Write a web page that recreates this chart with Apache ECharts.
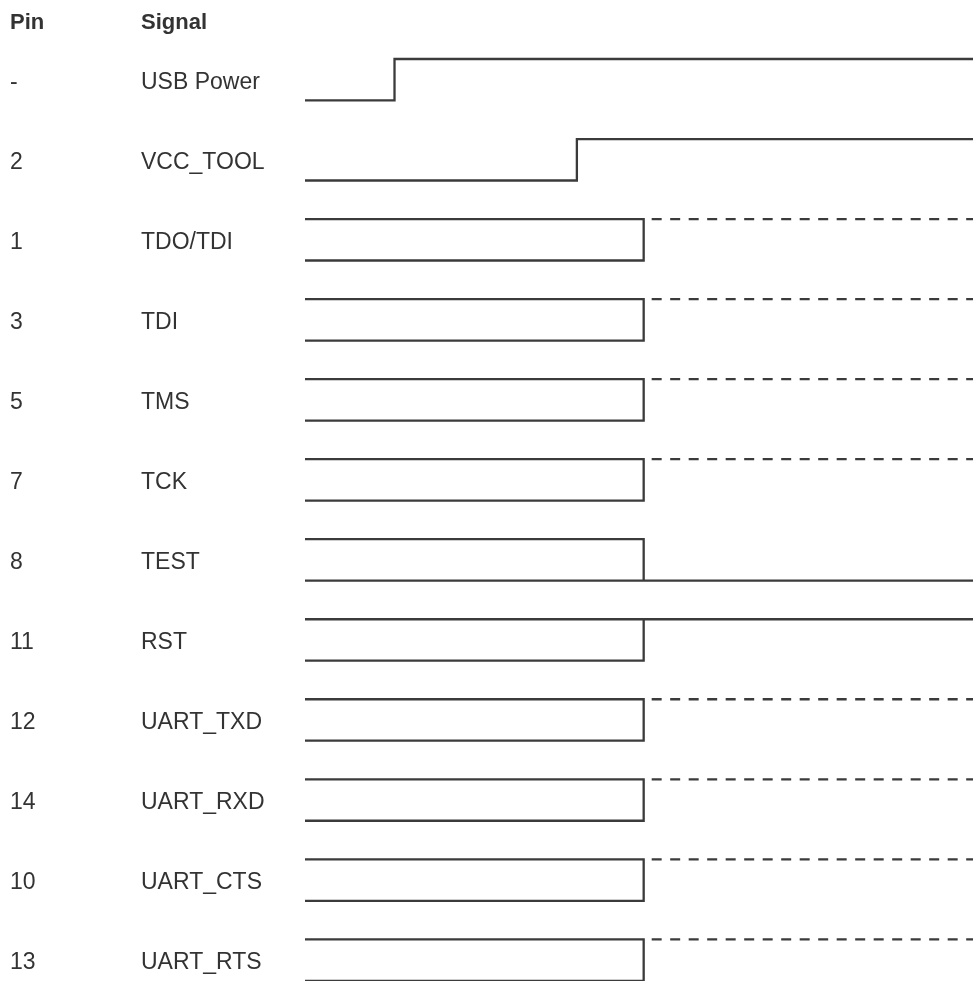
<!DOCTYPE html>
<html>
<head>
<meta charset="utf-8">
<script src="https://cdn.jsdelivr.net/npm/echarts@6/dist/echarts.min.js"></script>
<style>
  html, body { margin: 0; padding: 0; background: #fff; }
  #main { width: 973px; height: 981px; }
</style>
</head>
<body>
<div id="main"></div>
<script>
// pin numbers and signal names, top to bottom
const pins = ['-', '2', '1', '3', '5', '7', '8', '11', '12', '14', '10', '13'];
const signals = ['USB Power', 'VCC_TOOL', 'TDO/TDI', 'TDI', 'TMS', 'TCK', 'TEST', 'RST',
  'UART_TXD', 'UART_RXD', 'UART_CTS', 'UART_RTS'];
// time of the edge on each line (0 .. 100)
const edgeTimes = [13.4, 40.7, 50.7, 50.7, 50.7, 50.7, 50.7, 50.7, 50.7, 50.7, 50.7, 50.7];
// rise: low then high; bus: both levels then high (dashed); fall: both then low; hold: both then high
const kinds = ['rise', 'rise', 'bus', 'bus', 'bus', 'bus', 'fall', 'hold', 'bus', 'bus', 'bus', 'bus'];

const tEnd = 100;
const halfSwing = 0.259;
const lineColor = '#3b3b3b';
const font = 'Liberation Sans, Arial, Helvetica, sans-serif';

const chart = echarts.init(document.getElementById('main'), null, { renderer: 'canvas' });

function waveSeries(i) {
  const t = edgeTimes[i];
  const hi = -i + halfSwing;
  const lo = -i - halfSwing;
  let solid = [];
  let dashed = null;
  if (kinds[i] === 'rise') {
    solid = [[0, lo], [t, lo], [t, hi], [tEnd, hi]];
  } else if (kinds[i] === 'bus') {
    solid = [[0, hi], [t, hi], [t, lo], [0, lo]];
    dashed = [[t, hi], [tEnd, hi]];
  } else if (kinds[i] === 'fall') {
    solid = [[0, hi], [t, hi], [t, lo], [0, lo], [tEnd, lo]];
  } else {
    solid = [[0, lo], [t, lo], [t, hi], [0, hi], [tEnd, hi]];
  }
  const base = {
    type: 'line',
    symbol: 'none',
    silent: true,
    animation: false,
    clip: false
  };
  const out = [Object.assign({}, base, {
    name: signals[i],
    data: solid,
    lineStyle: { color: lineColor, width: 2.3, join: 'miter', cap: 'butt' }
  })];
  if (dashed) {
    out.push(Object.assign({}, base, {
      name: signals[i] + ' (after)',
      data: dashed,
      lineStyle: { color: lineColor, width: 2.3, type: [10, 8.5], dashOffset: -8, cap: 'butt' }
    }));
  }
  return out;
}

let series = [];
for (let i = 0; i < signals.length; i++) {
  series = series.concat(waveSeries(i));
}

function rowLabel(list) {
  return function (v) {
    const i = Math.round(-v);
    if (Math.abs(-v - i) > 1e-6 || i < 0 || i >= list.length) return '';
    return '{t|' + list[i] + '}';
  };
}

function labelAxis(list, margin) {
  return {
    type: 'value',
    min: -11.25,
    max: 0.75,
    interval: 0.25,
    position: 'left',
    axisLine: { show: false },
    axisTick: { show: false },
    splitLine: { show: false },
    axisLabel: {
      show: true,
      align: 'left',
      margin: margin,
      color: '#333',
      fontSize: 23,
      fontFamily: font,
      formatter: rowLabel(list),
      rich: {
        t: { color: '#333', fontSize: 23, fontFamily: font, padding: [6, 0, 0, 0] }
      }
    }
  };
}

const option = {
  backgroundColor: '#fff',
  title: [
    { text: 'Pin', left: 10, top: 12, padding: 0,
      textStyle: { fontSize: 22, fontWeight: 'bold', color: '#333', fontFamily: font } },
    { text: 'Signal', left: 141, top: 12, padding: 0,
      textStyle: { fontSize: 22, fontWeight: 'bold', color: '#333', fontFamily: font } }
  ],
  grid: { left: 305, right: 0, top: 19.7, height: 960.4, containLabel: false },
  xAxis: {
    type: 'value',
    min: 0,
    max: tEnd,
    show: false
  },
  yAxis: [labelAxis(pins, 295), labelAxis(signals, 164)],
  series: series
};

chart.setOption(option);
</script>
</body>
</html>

---

Take the listing above and restate it word for word, without its pictures.

Write a web page that recreates this chart with Apache ECharts.
<!DOCTYPE html>
<html>
<head>
<meta charset="utf-8">
<script src="https://cdn.jsdelivr.net/npm/echarts@6/dist/echarts.min.js"></script>
<style>
  html, body { margin: 0; padding: 0; background: #fff; }
  #main { width: 973px; height: 981px; }
</style>
</head>
<body>
<div id="main"></div>
<script>
// pin numbers and signal names, top to bottom
const pins = ['-', '2', '1', '3', '5', '7', '8', '11', '12', '14', '10', '13'];
const signals = ['USB Power', 'VCC_TOOL', 'TDO/TDI', 'TDI', 'TMS', 'TCK', 'TEST', 'RST',
  'UART_TXD', 'UART_RXD', 'UART_CTS', 'UART_RTS'];
// time of the edge on each line (0 .. 100)
const edgeTimes = [13.4, 40.7, 50.7, 50.7, 50.7, 50.7, 50.7, 50.7, 50.7, 50.7, 50.7, 50.7];
// rise: low then high; bus: both levels then high (dashed); fall: both then low; hold: both then high
const kinds = ['rise', 'rise', 'bus', 'bus', 'bus', 'bus', 'fall', 'hold', 'bus', 'bus', 'bus', 'bus'];

const tEnd = 100;
const halfSwing = 0.259;
const lineColor = '#3b3b3b';
const font = 'Liberation Sans, Arial, Helvetica, sans-serif';

const chart = echarts.init(document.getElementById('main'), null, { renderer: 'canvas' });

function waveSeries(i) {
  const t = edgeTimes[i];
  const hi = -i + halfSwing;
  const lo = -i - halfSwing;
  let solid = [];
  let dashed = null;
  if (kinds[i] === 'rise') {
    solid = [[0, lo], [t, lo], [t, hi], [tEnd, hi]];
  } else if (kinds[i] === 'bus') {
    solid = [[0, hi], [t, hi], [t, lo], [0, lo]];
    dashed = [[t, hi], [tEnd, hi]];
  } else if (kinds[i] === 'fall') {
    solid = [[0, hi], [t, hi], [t, lo], [0, lo], [tEnd, lo]];
  } else {
    solid = [[0, lo], [t, lo], [t, hi], [0, hi], [tEnd, hi]];
  }
  const base = {
    type: 'line',
    symbol: 'none',
    silent: true,
    animation: false,
    clip: false
  };
  const out = [Object.assign({}, base, {
    name: signals[i],
    data: solid,
    lineStyle: { color: lineColor, width: 2.3, join: 'miter', cap: 'butt' }
  })];
  if (dashed) {
    out.push(Object.assign({}, base, {
      name: signals[i] + ' (after)',
      data: dashed,
      lineStyle: { color: lineColor, width: 2.3, type: [10, 8.5], dashOffset: -8, cap: 'butt' }
    }));
  }
  return out;
}

let series = [];
for (let i = 0; i < signals.length; i++) {
  series = series.concat(waveSeries(i));
}

function rowLabel(list) {
  return function (v) {
    const i = Math.round(-v);
    if (Math.abs(-v - i) > 1e-6 || i < 0 || i >= list.length) return '';
    return '{t|' + list[i] + '}';
  };
}

function labelAxis(list, margin) {
  return {
    type: 'value',
    min: -11.25,
    max: 0.75,
    interval: 0.25,
    position: 'left',
    axisLine: { show: false },
    axisTick: { show: false },
    splitLine: { show: false },
    axisLabel: {
      show: true,
      align: 'left',
      margin: margin,
      color: '#333',
      fontSize: 23,
      fontFamily: font,
      formatter: rowLabel(list),
      rich: {
        t: { color: '#333', fontSize: 23, fontFamily: font, padding: [6, 0, 0, 0] }
      }
    }
  };
}

const option = {
  backgroundColor: '#fff',
  title: [
    { text: 'Pin', left: 10, top: 12, padding: 0,
      textStyle: { fontSize: 22, fontWeight: 'bold', color: '#333', fontFamily: font } },
    { text: 'Signal', left: 141, top: 12, padding: 0,
      textStyle: { fontSize: 22, fontWeight: 'bold', color: '#333', fontFamily: font } }
  ],
  grid: { left: 305, right: 0, top: 19.7, height: 960.4, containLabel: false },
  xAxis: {
    type: 'value',
    min: 0,
    max: tEnd,
    show: false
  },
  yAxis: [labelAxis(pins, 295), labelAxis(signals, 164)],
  series: series
};

chart.setOption(option);
</script>
</body>
</html>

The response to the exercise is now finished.